À la mort d’Henri, Anne et Fred découvrent un manuscrit pétri de références aux films de séries Z et à la littérature de gare. Ce scénario de film dont Henri parlait souvent n’est finalement qu’un nanar érotique ; ce projet d’une vie, réduit après lecture, à une collection de fantasmes et de clichés. Qu’importe, ce scénar est ce qu’il reste de lui.
Jusqu’où peut-on aller par amitié semble questionner le livre d’Antoine Bréda à travers l’aventure d’Anne et Fred qui se mettent en tête de réaliser ce film avec les moyens du bord. Avec peu de moyens, mais de la volonté et quelques amis, Anne s’improvise réalisatrice et convainc le timide Fred de tenir le rôle principal.
Si Fred est mal à l’aise devant la caméra, il l’est encore plus devant sa compagne Élise à qui il n’a pas encore avoué qu’il s’était lancé dans cette aventure sans lui en parler. Pourtant, ce n’est pas faute de lui rappeler, répète Anne, alors que les scènes de sexe doivent être tournées…

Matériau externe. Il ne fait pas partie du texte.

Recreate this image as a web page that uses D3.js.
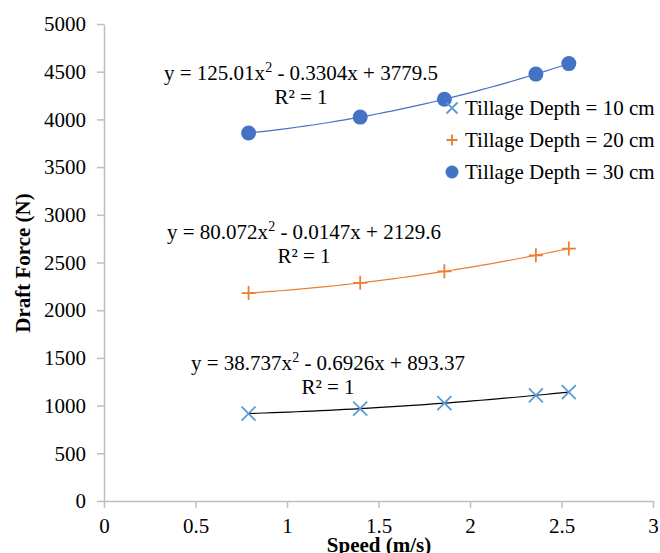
<!DOCTYPE html>
<html>
<head>
<meta charset="utf-8">
<script src="https://d3js.org/d3.v7.min.js"></script>
</head>
<body>
<script>
var W = 660, H = 553;
var fontName = "Liberation Serif";

// speed (m/s) readings, same for every depth
var speed = [0.79, 1.40, 1.86, 2.36, 2.54];
// draft force (N) per tillage depth
var depth10 = [917, 968, 1026, 1107, 1141];
var depth20 = [2180, 2287, 2407, 2575, 2646];
var depth30 = [3857, 4024, 4211, 4475, 4585];
// poly trendline coefficients [a, b, c] from the chart labels
var fit10 = [38.737, -0.6926, 893.37];
var fit20 = [80.072, -0.0147, 2129.6];
var fit30 = [125.01, -0.3304, 3779.5];
var labels = ["Tillage Depth = 10 cm", "Tillage Depth = 20 cm", "Tillage Depth = 30 cm"];
var xTicks = [0, 0.5, 1, 1.5, 2, 2.5, 3];
var yTicks = [0, 500, 1000, 1500, 2000, 2500, 3000, 3500, 4000, 4500, 5000];

var svg = d3.select("body").append("svg")
  .attr("width", W)
  .attr("height", H)
  .attr("font-family", fontName)
  .style("position", "absolute")
  .style("left", "0px")
  .style("top", "0px");

var xs = d3.scaleLinear().domain([0, 3]).range([104, 653]);
var ys = d3.scaleLinear().domain([0, 5000]).range([501, 24]);

var axisColor = "#BFBFBF";

var xAxis = svg.append("g")
  .attr("transform", "translate(0," + ys(0) + ")")
  .call(d3.axisBottom(xs).tickValues(xTicks).tickSize(7).tickSizeOuter(0).tickPadding(10)
    .tickFormat(function(d) { return String(d); }));
var yAxis = svg.append("g")
  .attr("transform", "translate(" + xs(0) + ",0)")
  .call(d3.axisLeft(ys).tickValues(yTicks).tickSize(7).tickSizeOuter(0).tickPadding(11)
    .tickFormat(function(d) { return String(d); }));

[xAxis, yAxis].forEach(function(g) {
  g.attr("font-family", fontName).attr("font-size", 21);
  g.select(".domain").attr("stroke", axisColor).attr("stroke-width", 1.5);
  g.selectAll(".tick line").attr("stroke", axisColor).attr("stroke-width", 1.5);
  g.selectAll(".tick text").attr("font-family", fontName).attr("fill", "#000");
});

// axis titles
svg.append("text")
  .attr("x", 379).attr("y", 552)
  .attr("text-anchor", "middle")
  .attr("font-family", fontName)
  .attr("font-size", 21).attr("font-weight", "bold")
  .text("Speed (m/s)");
svg.append("text")
  .attr("transform", "translate(30,263) rotate(-90)")
  .attr("text-anchor", "middle")
  .attr("font-family", fontName)
  .attr("font-size", 21).attr("font-weight", "bold")
  .text("Draft Force (N)");

var series = [
  { vals: depth10, fit: fit10, color: "#5B9BD5", lineColor: "#000", shape: "x" },
  { vals: depth20, fit: fit20, color: "#ED7D31", lineColor: "#ED7D31", shape: "plus" },
  { vals: depth30, fit: fit30, color: "#4472C4", lineColor: "#4472C4", shape: "circle" }
];

var trend = d3.line()
  .x(function(d) { return xs(d[0]); })
  .y(function(d) { return ys(d[1]); });

// trendlines
series.forEach(function(s) {
  var lo = d3.min(speed), hi = d3.max(speed);
  var pts = d3.range(0, 41).map(function(i) {
    var v = lo + (hi - lo) * i / 40;
    return [v, s.fit[0] * v * v + s.fit[1] * v + s.fit[2]];
  });
  svg.append("path")
    .attr("d", trend(pts))
    .attr("fill", "none")
    .attr("stroke", s.lineColor)
    .attr("stroke-width", 1.2);
});

function drawMarker(g, shape, color, size) {
  if (shape === "circle") {
    g.append("circle").attr("r", size).attr("fill", color);
  } else if (shape === "plus") {
    g.append("path").attr("d", "M" + (-size) + ",0H" + size + "M0," + (-size) + "V" + size)
      .attr("stroke", color).attr("stroke-width", 1.8).attr("fill", "none");
  } else {
    g.append("path").attr("d", "M" + (-size) + "," + (-size) + "L" + size + "," + size + "M" + (-size) + "," + size + "L" + size + "," + (-size))
      .attr("stroke", color).attr("stroke-width", 1.8).attr("fill", "none");
  }
}

// markers
series.forEach(function(s) {
  s.vals.forEach(function(v, i) {
    var g = svg.append("g").attr("transform", "translate(" + xs(speed[i]) + "," + ys(v) + ")");
    drawMarker(g, s.shape, s.color, s.shape === "circle" ? 7.5 : 7);
  });
});

// trendline equations
var eqs = [
  { fit: fit30, cx: 301, by: 80 },
  { fit: fit20, cx: 304, by: 239 },
  { fit: fit10, cx: 328, by: 370 }
];
eqs.forEach(function(e) {
  var t = svg.append("text")
    .attr("x", e.cx).attr("y", e.by)
    .attr("text-anchor", "middle")
    .attr("font-family", fontName)
    .attr("font-size", 21);
  t.append("tspan").text("y = " + e.fit[0] + "x");
  t.append("tspan").attr("dy", -8).attr("font-size", 14).text("2");
  t.append("tspan").attr("dy", 8).text(" - " + Math.abs(e.fit[1]) + "x + " + e.fit[2]);
  svg.append("text")
    .attr("x", e.cx).attr("y", e.by + 24)
    .attr("text-anchor", "middle")
    .attr("font-family", fontName)
    .attr("font-size", 21)
    .text("R\u00B2 = 1");
});

// legend
var legend = svg.append("g");
labels.forEach(function(lab, i) {
  var row = legend.append("g").attr("transform", "translate(452," + (108 + i * 32) + ")");
  drawMarker(row, series[i].shape, series[i].color, series[i].shape === "circle" ? 6.5 : 5.5);
  row.append("text").attr("x", 13).attr("y", 7)
    .attr("font-family", fontName)
    .attr("font-size", 21).text(lab);
});
</script>
</body>
</html>
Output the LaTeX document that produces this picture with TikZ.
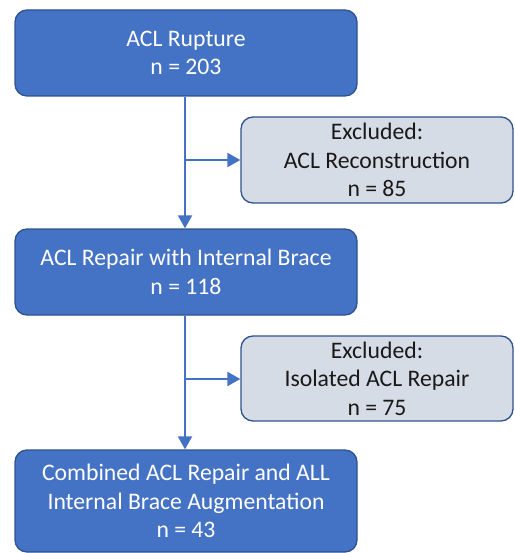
\documentclass[tikz,border=0pt]{standalone}
\usepackage{fontspec}
\setmainfont{Carlito}
\usetikzlibrary{arrows.meta}
\definecolor{mainblue}{HTML}{4472C4}
\definecolor{edgeblue}{HTML}{2F528F}
\definecolor{lightbox}{HTML}{D6DCE5}
\begin{document}
\begin{tikzpicture}[x=1pt,y=-1pt,
  every node/.style={font=\fontsize{23.7}{28.5}\selectfont, align=center, inner sep=0pt},
  mainbox/.style={draw=edgeblue, line width=1.3pt, fill=mainblue, text=white, rounded corners=12pt, minimum width=342pt},
  exbox/.style={draw=edgeblue, line width=1.3pt, fill=lightbox, text=black!90, rounded corners=12pt, minimum width=272pt, minimum height=86pt},
  link/.style={draw=mainblue, line width=2pt},
  arr/.style={link, -{Triangle[length=13pt,width=14pt]}}]
\useasboundingbox (0,0) rectangle (514,553);
\node[mainbox, minimum height=86pt] (a) at (186,53) {ACL Rupture\\n = 203};
\node[exbox] (e1) at (377,160) {Excluded:\\ACL Reconstruction\\n = 85};
\node[mainbox, minimum height=86pt] (b) at (186,272) {ACL Repair with Internal Brace\\n = 118};
\node[exbox, minimum height=85pt] (e2) at (377,378.5) {Excluded:\\Isolated ACL Repair\\n = 75};
\node[mainbox, minimum height=102pt] (c) at (186,501) {Combined ACL Repair and ALL\\Internal Brace Augmentation\\n = 43};
\coordinate (j1) at (185,160);
\coordinate (j2) at (185,379);
\draw[arr] (a.south -| j1) -- (b.north -| j1);
\draw[arr] (j1) -- (e1.west);
\draw[arr] (b.south -| j2) -- (c.north -| j2);
\draw[arr] (j2) -- (e2.west |- j2);
\end{tikzpicture}
\end{document}
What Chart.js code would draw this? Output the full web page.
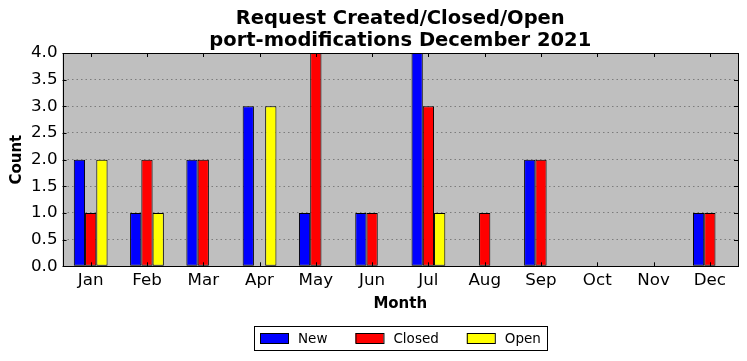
<!DOCTYPE html>
<html>
<head>
<meta charset="utf-8">
<script src="https://cdn.jsdelivr.net/npm/chart.js@4.4.0/dist/chart.umd.min.js"></script>
<style>
  html, body { margin: 0; padding: 0; background: #fff; }
</style>
</head>
<body>
<canvas id="reqChart" width="747" height="361"></canvas>
<script>
const months = ['Jan', 'Feb', 'Mar', 'Apr', 'May', 'Jun', 'Jul', 'Aug', 'Sep', 'Oct', 'Nov', 'Dec'];
const newReq    = [2, 1, 2, 3, 1, 1, 4, 0, 2, 0, 0, 1];
const closedReq = [1, 2, 2, 0, 4, 1, 3, 1, 2, 0, 0, 1];
const openReq   = [2, 1, 0, 3, 0, 0, 1, 0, 0, 0, 0, 0];
const yTicks = [0, 0.5, 1, 1.5, 2, 2.5, 3, 3.5, 4];
const titleLines = ['Request Created/Closed/Open', 'port-modifications December 2021'];

const FONT = "'DejaVu Sans', sans-serif";

// grey plot area, black frame, inward ticks, title + boxed legend centred on the plot (matplotlib classic look)
const classicLook = {
    id: 'classicLook',
    beforeDraw(chart) {
        const { ctx, chartArea: a } = chart;
        ctx.save();
        ctx.fillStyle = '#bfbfbf';
        ctx.fillRect(a.left, a.top, a.width, a.height);
        ctx.restore();
    },
    afterDatasetsDraw(chart) {
        const { ctx, chartArea: a } = chart;
        const x = chart.scales.x, y = chart.scales.y;
        ctx.save();
        ctx.strokeStyle = '#000';
        ctx.lineWidth = 1;
        ctx.beginPath();
        x.ticks.forEach((t, i) => {
            const px = Math.round(x.getPixelForTick(i)) + 0.5;
            ctx.moveTo(px, a.bottom); ctx.lineTo(px, a.bottom - 4);
            ctx.moveTo(px, a.top); ctx.lineTo(px, a.top + 4);
        });
        y.ticks.forEach((t, i) => {
            const py = Math.round(y.getPixelForTick(i)) + 0.5;
            ctx.moveTo(a.left, py); ctx.lineTo(a.left + 4, py);
            ctx.moveTo(a.right, py); ctx.lineTo(a.right - 4, py);
        });
        ctx.stroke();
        ctx.strokeRect(Math.round(a.left) + 0.5, Math.round(a.top) + 0.5,
                       Math.round(a.width), Math.round(a.height));
        ctx.restore();
    },
    afterDraw(chart) {
        const { ctx, chartArea: a } = chart;
        const cx = (a.left + a.right) / 2;
        ctx.save();
        // title
        ctx.fillStyle = '#000';
        ctx.textAlign = 'center';
        ctx.textBaseline = 'middle';
        ctx.font = 'bold 19.5px ' + FONT;
        titleLines.forEach((line, i) => ctx.fillText(line, cx, 19 + i * 22));

        // legend
        ctx.font = '13.5px ' + FONT;
        const items = chart.data.datasets.map(ds => ({
            text: ds.label, color: ds.backgroundColor, w: ctx.measureText(ds.label).width
        }));
        const patchW = 28, patchH = 10, gap = 10, between = 28, pad = 6;
        const total = pad * 2 + items.reduce((s, it) => s + patchW + gap + it.w, 0) + between * (items.length - 1);
        const left = Math.round(cx - total / 2);
        const top = 326, h = 24, cy = top + h / 2;
        ctx.strokeStyle = '#000';
        ctx.lineWidth = 1;
        ctx.strokeRect(left + 0.5, top + 0.5, Math.round(total), h);
        let xPos = left + pad;
        ctx.textAlign = 'left';
        items.forEach(it => {
            ctx.fillStyle = it.color;
            ctx.fillRect(xPos, cy - patchH / 2, patchW, patchH);
            ctx.strokeRect(xPos + 0.5, cy - patchH / 2 + 0.5, patchW, patchH);
            ctx.fillStyle = '#000';
            ctx.fillText(it.text, xPos + patchW + gap, cy + 1);
            xPos += patchW + gap + it.w + between;
        });
        ctx.restore();
    }
};

const ctx = document.getElementById('reqChart').getContext('2d');

new Chart(ctx, {
    type: 'bar',
    data: {
        labels: months,
        datasets: [
            { label: 'New', data: newReq, backgroundColor: '#0000ff' },
            { label: 'Closed', data: closedReq, backgroundColor: '#ff0000' },
            { label: 'Open', data: openReq, backgroundColor: '#ffff00' }
        ]
    },
    options: {
        responsive: false,
        animation: false,
        categoryPercentage: 0.6,
        barPercentage: 1.0,
        datasets: {
            bar: { borderColor: '#000', borderWidth: 1, borderSkipped: false }
        },
        layout: { padding: { left: 3, right: 9, top: 53, bottom: 48 } },
        scales: {
            x: {
                grid: { display: false, drawTicks: false },
                border: { display: false },
                ticks: { color: '#000', font: { family: FONT, size: 16.7, lineHeight: 1.0 }, padding: 6 },
                title: {
                    display: true, text: 'Month', color: '#000',
                    font: { family: FONT, size: 15, weight: 'bold' }, padding: { top: 0, bottom: 0 }
                }
            },
            y: {
                min: 0, max: 4,
                afterBuildTicks(scale) { scale.ticks = yTicks.map(v => ({ value: v })); },
                grid: { color: 'rgba(0,0,0,0.35)', drawTicks: false },
                border: { display: false, dash: [1.5, 3] },
                ticks: {
                    color: '#000', font: { family: FONT, size: 16.7 }, padding: 5,
                    callback: v => Number(v).toFixed(1)
                },
                title: {
                    display: true, text: 'Count', color: '#000',
                    font: { family: FONT, size: 15, weight: 'bold' }, padding: { top: 5, bottom: 0 }
                }
            }
        },
        plugins: {
            title: { display: false },
            legend: { display: false },
            tooltip: { enabled: false }
        }
    },
    plugins: [classicLook]
});
</script>
</body>
</html>
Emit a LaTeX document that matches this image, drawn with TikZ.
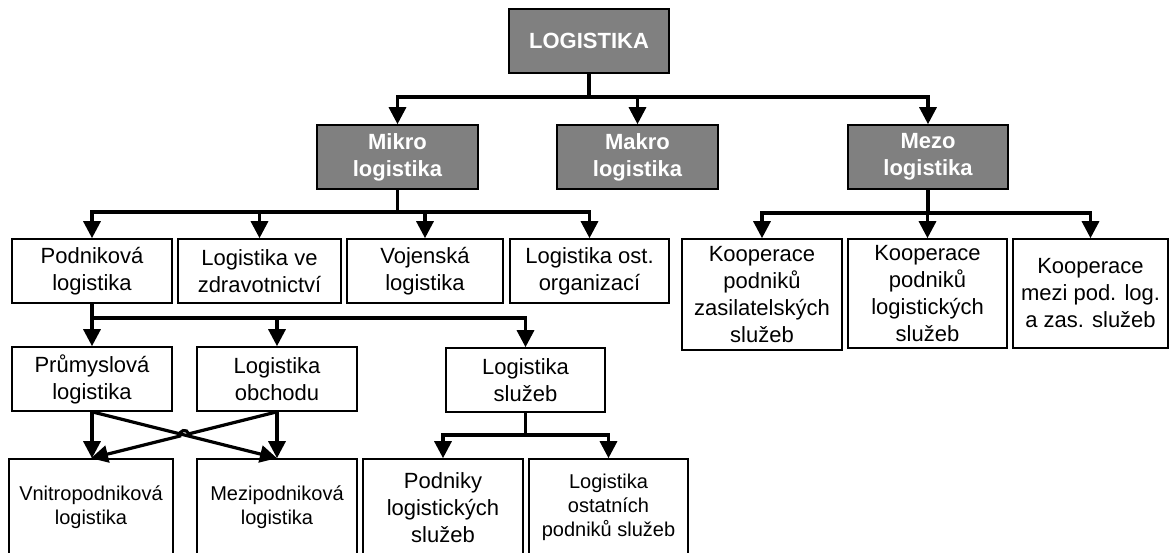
\documentclass[tikz,border=0pt]{standalone}
\usepackage{fontspec}
\setmainfont{Liberation Sans}
\usetikzlibrary{arrows.meta,calc}
\definecolor{headgray}{RGB}{128,128,128}
\tikzset{
  box/.style={draw=black, line width=1.6pt, fill=white, align=center,
    inner sep=0pt, font=\fontsize{22}{27}\selectfont},
  head/.style={box, fill=headgray, text=white,
    font=\bfseries\fontsize{22}{27}\selectfont},
  small/.style={font=\fontsize{20}{24}\selectfont},
  link/.style={line width=3.2pt},
  arr/.style={link, -{Triangle[length=17pt,width=17pt]}},
}
\begin{document}
\begin{tikzpicture}[x=1pt,y=-1pt]
\useasboundingbox (0,0) rectangle (1170,552);

% top level
\node[head, minimum width=160pt, minimum height=64pt] (root) at (589,41) {LOGISTIKA};
\node[head, minimum width=161pt, minimum height=64pt] (mikro) at (397.5,157) {Mikro\\logistika};
\node[head, minimum width=161pt, minimum height=64pt] (makro) at (637.5,157) {Makro\\logistika};
\node[head, minimum width=160pt, minimum height=64pt] (mezo) at (928,157) {Mezo\\logistika};

% micro-logistics branches
\node[box, minimum width=160pt, minimum height=64pt] (podnik) at (92,271) {Podniková\\logistika};
\node[box, minimum width=163pt, minimum height=64pt] (zdrav) at (259.5,271) {Logistika ve\\zdravotnictví};
\node[box, minimum width=156pt, minimum height=64pt] (vojen) at (425,271) {Vojenská\\logistika};
\node[box, minimum width=159pt, minimum height=64pt] (ostorg) at (589.5,271) {Logistika ost.\\organizací};

% meso-logistics branches
\node[box, minimum width=160pt, minimum height=111pt] (koop1) at (762,294.5) {Kooperace\\podniků\\zasilatelských\\služeb};
\node[box, minimum width=159pt, minimum height=109pt] (koop2) at (927.5,293.5) {Kooperace\\podniků\\logistických\\služeb};
\node[box, minimum width=155pt, minimum height=109pt] (koop3) at (1090.5,293.5) {Kooperace\\mezi pod. log.\\a zas. služeb};

% business logistics
\node[box, minimum width=160pt, minimum height=64pt] (prum) at (92,379) {Průmyslová\\logistika};
\node[box, minimum width=160pt, minimum height=64pt] (obch) at (277,379) {Logistika\\obchodu};
\node[box, minimum width=159pt, minimum height=64pt] (serv) at (525.5,380) {Logistika\\služeb};

% bottom row
\node[box, small, minimum width=164pt, minimum height=97pt] (vnitro) at (91,507.5) {Vnitropodniková\\logistika};
\node[box, small, minimum width=160pt, minimum height=97pt] (mezi) at (277,507.5) {Mezipodniková\\logistika};
\node[box, minimum width=160pt, minimum height=97pt] (podniky) at (443,507.5) {Podniky\\logistických\\služeb};
\node[box, small, minimum width=159pt, minimum height=97pt] (ostat) at (608.5,507.5) {Logistika\\ostatních\\podniků služeb};

% junction points of the bus lines
\coordinate (j1) at (589,97);
\coordinate (j2) at (397.5,212);
\coordinate (j3) at (928,213);
\coordinate (j4) at (92,318);
\coordinate (j5) at (525.5,435);

\draw[link] (root.south) -- (j1);
\draw[arr] (j1) -| (mikro.north);
\draw[arr] (j1) -| (makro.north);
\draw[arr] (j1) -| (mezo.north);

\draw[link] (mikro.south) -- (j2);
\draw[arr] (j2) -| (podnik.north);
\draw[arr] (j2) -| (zdrav.north);
\draw[arr] (j2) -| (vojen.north);
\draw[arr] (j2) -| (ostorg.north);

\draw[link] (mezo.south) -- (j3);
\draw[arr] (j3) -| (koop1.north);
\draw[arr] (j3) -| (koop2.north);
\draw[arr] (j3) -| (koop3.north);

\draw[link] (podnik.south) -- (j4);
\draw[arr] (j4) -| (prum.north);
\draw[arr] (j4) -| (obch.north);
\draw[arr] (j4) -| (serv.north);

\draw[link] (serv.south) -- (j5);
\draw[arr] (j5) -| (podniky.north);
\draw[arr] (j5) -| (ostat.north);

% crossed links between industrial/trade logistics and their kinds
\draw[arr] (prum.south) -- (prum.south |- vnitro.north);
\draw[arr] (obch.south) -- (obch.south |- mezi.north);
\draw[arr] (prum.south) -- (mezi.north);
\coordinate (cross) at (intersection of prum.south--mezi.north and obch.south--vnitro.north);
\coordinate (h1) at ($(cross)!4.5pt!(obch.south)$);
\coordinate (h2) at ($(cross)!4.5pt!(vnitro.north)$);
\draw[arr] (obch.south) -- (h1)
  .. controls ($(h1)!6pt!-90:(h2)$) and ($(h2)!6pt!90:(h1)$) .. (h2)
  -- (vnitro.north);
\end{tikzpicture}
\end{document}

Jouant parfaitement de cet humour du malaise, de la cringe comedy anglo-saxonne, Antoine Bréda s’amuse de ces moments de gêne qui abordent en creux des sujets profonds. Entre cet humour de la maladresse et du quiproquo se nichent de belles réflexions sur l’amour, l’amitié et la création artistique.
Le porno qui cache la forêt

Si le tournage de ce film érotique est le cadre de l’histoire, son dessin ne met jamais en image la pornographique ou les corps, mais tourne autour, l’album reste tout public. À l’image des policiers réquisitionnés comme figurants qui découvrent que leurs costumes sont des phallus ou des chasseurs qui tombent sur une scène érotique en pleine forêt, l’album nous surprend astucieusement sans trop en montrer.
Derrière ces péripéties et toutes les galères du tournage, on suit le trio Anne, Fred et Élise qui composent avec leurs vies et ce tournage encombrant permettant à l’auteur de questionner ce qu’on est prêt ou non à faire par amitié ou par amour. Ces interrogations font face à des thématiques puissantes, celle de l’art comme moyen d’exister, de résister à l’oubli ou celle de la prétention de créer.
Après Un enfant comme ça publié en 2019, Antoine Bréda change de style pour ce nouvel album avec un trait noir, épais et plus rond. Un trait épuré renforcé par des jeux d’ombres et de hachures que viennent compléter des aplats de couleurs qui saturent l’espace pour remplacer sporadiquement les décors et mieux mettre en valeur les émotions.
Pourquoi crée-t-on ? Est-ce que tout doit être montré ? Qu’est-ce qu’une œuvre dit de son/sa auteur.trice ? L’histoire cahotique du tournage des aventures d’Adrix le Destructeur, l’Empereur des 9 Galaxies aborde ces questions avec beaucoup de tendresse et d’humour. Les boules est aussi touchant par sa simplicité et son humour que pertinent par sa mise en abîme de la création et sa réflexion sur la mémoire.